Здесь прямо напрашивается сравнение двух ссылок: Ленина и Крупской в Шушенском, и Арманд – в Мезени. Совершенно очевидно, что Владимир Ильич и Надежда Константиновна на берегу Енисея от тоски и одиночества не страдали. Хотя, строго говоря, село Шушенское в еще большей степени заслуживало называться «медвежьим углом», чем уездный городок Мезень. И интеллигенции там практически никакой не было, и ссыльных не 300 человек, а буквально раз-два и обчелся: эстонец Энгберг и поляк Проминский. Правда, иногда наезжали в гости из окрестных сел товарищи по петербургскому «Союзу борьбы».

Думаю, здесь играло очень большую роль то, что Ульяновы были в ссылке вдвоем. Семья в каком-то смысле составляет самодостаточное целое, и ее члены могут достаточно полноценно существовать и в относительной изоляции от окружающих. Кроме того, Владимир Ильич и Надежда детей не имели, домашним хозяйством вообще не занимались, имея в помощь тещу и прислугу, и поэтому могли целиком отдаваться прогулкам, охоте, рыбалке и литературному труду. Как отдыху, так и работе благоприятствовал благодатный климат Минусинской котловины с не слишком морозной зимой и теплым летом.
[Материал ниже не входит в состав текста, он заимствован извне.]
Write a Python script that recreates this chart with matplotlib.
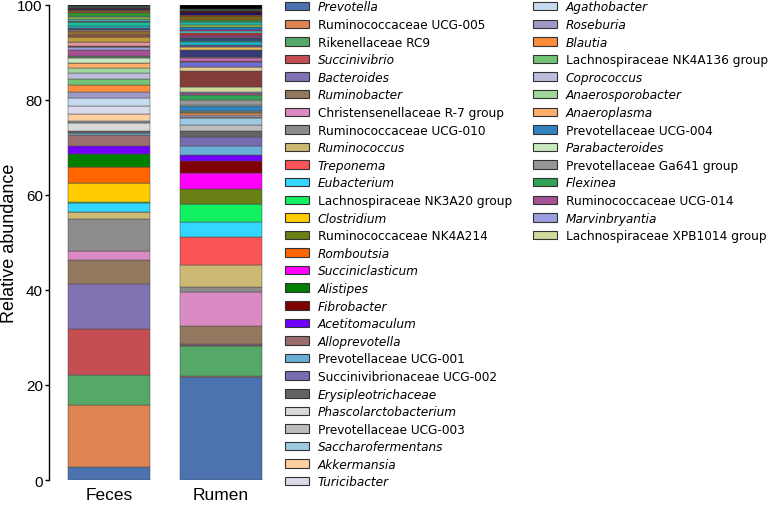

Арктическая же тундра Мезени, суровый климат сами по себе действовали на ссыльных угнетающе. Но, наверное, еще важнее было то, что большую часть ссылки Инесса провела одна. Владимир жил вместе с ней в Мезени всего четыре месяца. Главное же, Инесса все-таки была во многом иным человеком, чем Крупская и Ленин. Она имела детей, очень любила их всех и очень без них тосковала. Революция значила для Инессы очень много, но преданность делу революции не была у нее столь всепоглощающей, как у вождя и его супруги (у Надежды Константиновны, впрочем, преданность мужу и преданность революции, по сути, совпадали). Арманд гораздо больше рефлектировала, отвлекалась размышлениями на темы эстетические и этические, порой ощущала раздвоенность и даже некоторое отчуждение от товарищей по партии. До самой смерти она сохранила самые теплые чувства к первому мужу, от революции, в общем-то, далекому, тогда как для Ленина и Крупской дружеские отношения не только с политическими противниками, но и с людьми, к политике и революции более или менее равнодушными, были просто невозможны.

Инесса благодарила недавно уехавшего Владимира за то, что тот подробно описал в письме свою встречу с детьми: «Я так ярко представила их себе в минуту встречи». И уже вырвавшись из Мезени, в письме к нему объясняла, как она стала социал-демократкой: «…Я на этот путь пошла позже других – марксизм для меня был не увлечением молодости, а завершением длительной эволюции справа налево (от либеральных начинаний к революционной борьбе. – Б. С.). На последних ступенях этой эволюции ты немало сделал для меня – благодаря тебе я многое усвоила и поняла лучше и скорее, потому что ты сам так верно и глубоко, так вдумчиво вникал в разные вопросы марксизма».

Арманд удалось бежать из Мезени только 20 октября 1908 года. Она смогла попасть в группу польских рабочих, уезжавших из Мезени на родину в связи с окончанием срока ссылки. Первое письмо Инесса послала Владимиру Арманду из Москвы 10 ноября: «Мой дорогой Володя, итак, я выбралась из окраины и нахожусь наконец в центре и с восторгом прислушиваюсь к шуму движущихся экипажей, к сутолоке толпы, смотрю на высокие многоэтажные дома, на трамваи, даже на извозчичьи клячи. Милый город, как я люблю тебя, как тесно связана с тобой всеми фибрами своего существа. Я твое дитя и нуждаюсь в твоей суете, в твоем шуме, в твоей сутолоке, как рыба нуждается в воде… Чувствую себя недурно, в общем, очень радостно и возбужденно, хотя, несмотря на то, что нахожусь здесь уже около недели, никак не отдохну; но отдохну, конечно».